A transforming culture

Model 2. The Teachers’ Palette. A Transforming Culture

Making learning power work involves transforming the culture of the classroom. A common language for learning is adopted; staff shift responsibility for learning to students and model learning by sharing their own difficulties, frustrations and triumphs; students come to understand themselves as growing learners and consciously improve their learning habits; teachers assume the role of learning-power coach, offering students interesting, real and challenging activities to enable them to create their own knowledge and stretch their learning habits. Underpinning this is the obvious reality that students will only change their behaviours once their teachers have changed theirs’.

 

The culture of the classroom is determined by how teachers are, the relationships that exist between the teacher and the learners, the ways in which the teacher talks and what the teacher talks about, the extent to which teaching is designed to ensure both content acquisition and the development of learning behaviours, and the often subliminal messages about what the teacher really thinks is important.
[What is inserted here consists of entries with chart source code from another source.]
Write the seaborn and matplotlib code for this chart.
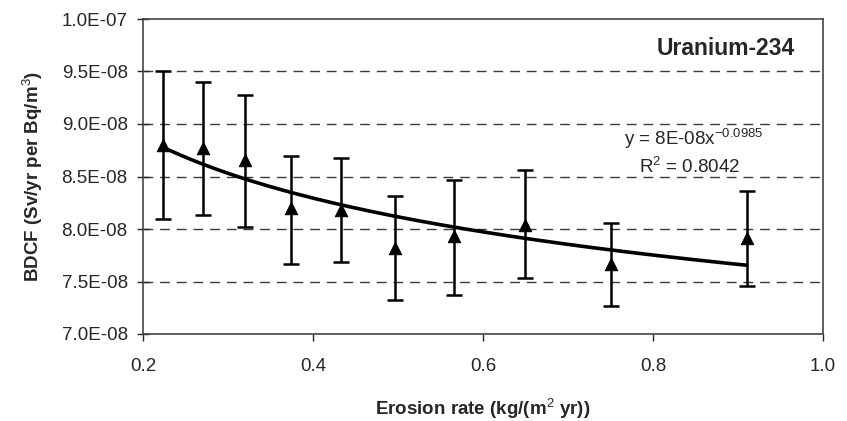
import numpy as np
import pandas as pd
import matplotlib
matplotlib.use("Agg")
import matplotlib.pyplot as plt
import seaborn as sns
from matplotlib.ticker import FuncFormatter

# Data
erosion_rate = [0.223, 0.270, 0.320, 0.374, 0.433, 0.496, 0.566, 0.649, 0.751, 0.910]
bdcf_mean = [8.80e-8, 8.77e-8, 8.66e-8, 8.20e-8, 8.18e-8, 7.82e-8, 7.93e-8, 8.04e-8, 7.67e-8, 7.91e-8]
bdcf_upper = [9.50e-8, 9.40e-8, 9.28e-8, 8.70e-8, 8.68e-8, 8.31e-8, 8.47e-8, 8.56e-8, 8.06e-8, 8.36e-8]
bdcf_lower = [8.10e-8, 8.13e-8, 8.02e-8, 7.67e-8, 7.69e-8, 7.32e-8, 7.37e-8, 7.53e-8, 7.27e-8, 7.46e-8]
x_ticks = [0.2, 0.4, 0.6, 0.8, 1.0]
y_ticks = [7.0e-8, 7.5e-8, 8.0e-8, 8.5e-8, 9.0e-8, 9.5e-8, 1.0e-7]
title_text = "Uranium-234"
equation_text = "y = 8E-08x$^{-0.0985}$"
r2_text = "R$^{2}$ = 0.8042"

sns.set_style("white")
plt.rcParams["font.family"] = ["Liberation Sans", "DejaVu Sans"]
plt.rcParams["mathtext.fontset"] = "custom"
plt.rcParams["mathtext.rm"] = "Liberation Sans"
plt.rcParams["mathtext.it"] = "Liberation Sans"
plt.rcParams["mathtext.bf"] = "Liberation Sans:bold"

df = pd.DataFrame({"x": erosion_rate, "y": bdcf_mean,
                   "hi": bdcf_upper, "lo": bdcf_lower})

# Power-law trendline fitted in log-log space
b, loga = np.polyfit(np.log(df["x"]), np.log(df["y"]), 1)
xs = np.linspace(min(erosion_rate), max(erosion_rate), 200)
trend = pd.DataFrame({"x": xs, "y": np.exp(loga) * xs ** b})

fig = plt.figure(figsize=(8.47, 4.21), dpi=100)
ax = fig.add_axes([143 / 847, 1 - 334 / 421, (823 - 143) / 847, (334 - 19) / 421])

# gridlines
for yt in y_ticks[1:-1]:
    ax.axhline(yt, color="#3a3a3a", lw=1.0, ls=(0, (7, 5)), zorder=0)

ax.errorbar(df["x"], df["y"],
            yerr=[df["y"] - df["lo"], df["hi"] - df["y"]],
            fmt="none", ecolor="black", elinewidth=1.8, capsize=6, capthick=1.8, zorder=2)
sns.lineplot(data=trend, x="x", y="y", ax=ax, color="black", lw=2.6, zorder=3)
sns.scatterplot(data=df, x="x", y="y", ax=ax, marker="^", s=80, color="black",
                edgecolor="black", zorder=4)

ax.set_xlim(0.2, 1.0)
ax.set_ylim(7.0e-8, 1.0e-7)
ax.set_xticks(x_ticks)
ax.set_yticks(y_ticks)
ax.xaxis.set_major_formatter(FuncFormatter(lambda v, p: f"{v:.1f}"))
ax.yaxis.set_major_formatter(FuncFormatter(lambda v, p: f"{v:.1E}"))
ax.tick_params(axis="y", direction="inout", length=8, width=1, labelsize=13.5, pad=7, left=True)
ax.tick_params(axis="x", direction="out", length=5, width=1, labelsize=13.5, pad=12, bottom=True)

for s in ax.spines.values():
    s.set_color("#444444")
    s.set_linewidth(1.2)
    s.set_visible(True)

ax.set_xlabel("Erosion rate (kg/(m$^{2}$ yr))", fontsize=13.5, fontweight="bold", labelpad=16)
ax.set_ylabel("BDCF (Sv/yr per Bq/m$^{3}$)", fontsize=13.5, fontweight="bold", labelpad=12)

ax.text(0.958, 0.905, title_text, transform=ax.transAxes, ha="right", va="center",
        fontsize=16.5, fontweight="bold")
ax.text(0.810, 0.600, equation_text, transform=ax.transAxes, ha="center", va="baseline",
        fontsize=13.5)
ax.text(0.804, 0.511, r2_text, transform=ax.transAxes, ha="center", va="baseline",
        fontsize=13.5)

fig.savefig("out.png", dpi=100)
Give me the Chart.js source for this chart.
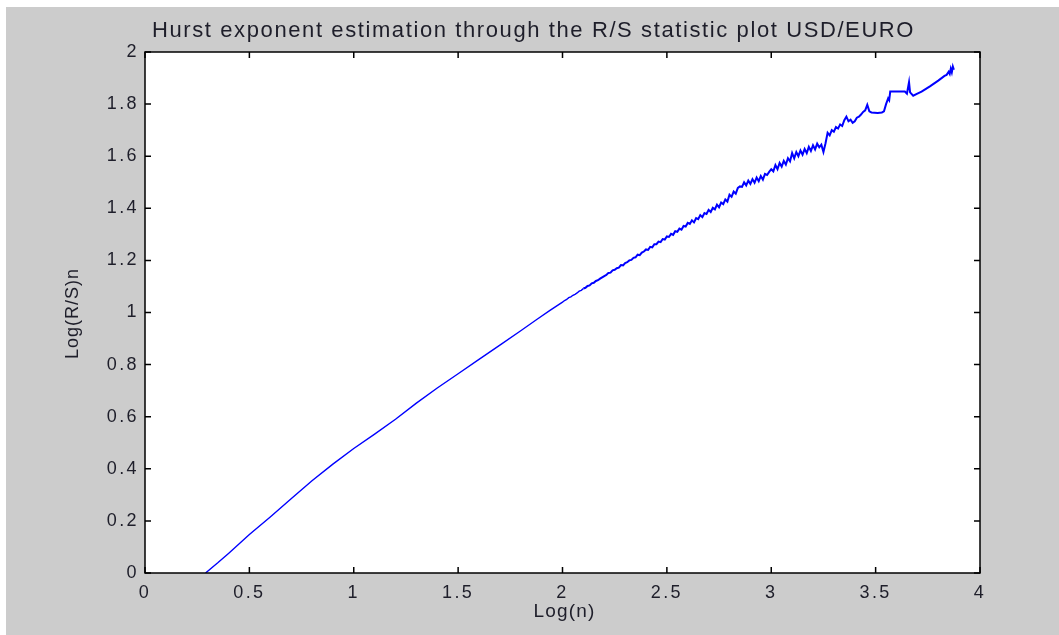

These 4 aspects of culture – Relating, Talking, Constructing and Celebrating – form the basis of The Teachers’ Palette, the second of two key models in Building Learning Power.

 

QuestionMark100
  • What’s your initial reaction to the 4 aspects of classroom culture?
  • Which of the four aspects makes most sense to you?
  • Which aspect is, arguably, the most important?
  • Which aspect(s) are already a consistent feature of your own classroom culture?
  • Which might you like to develop further?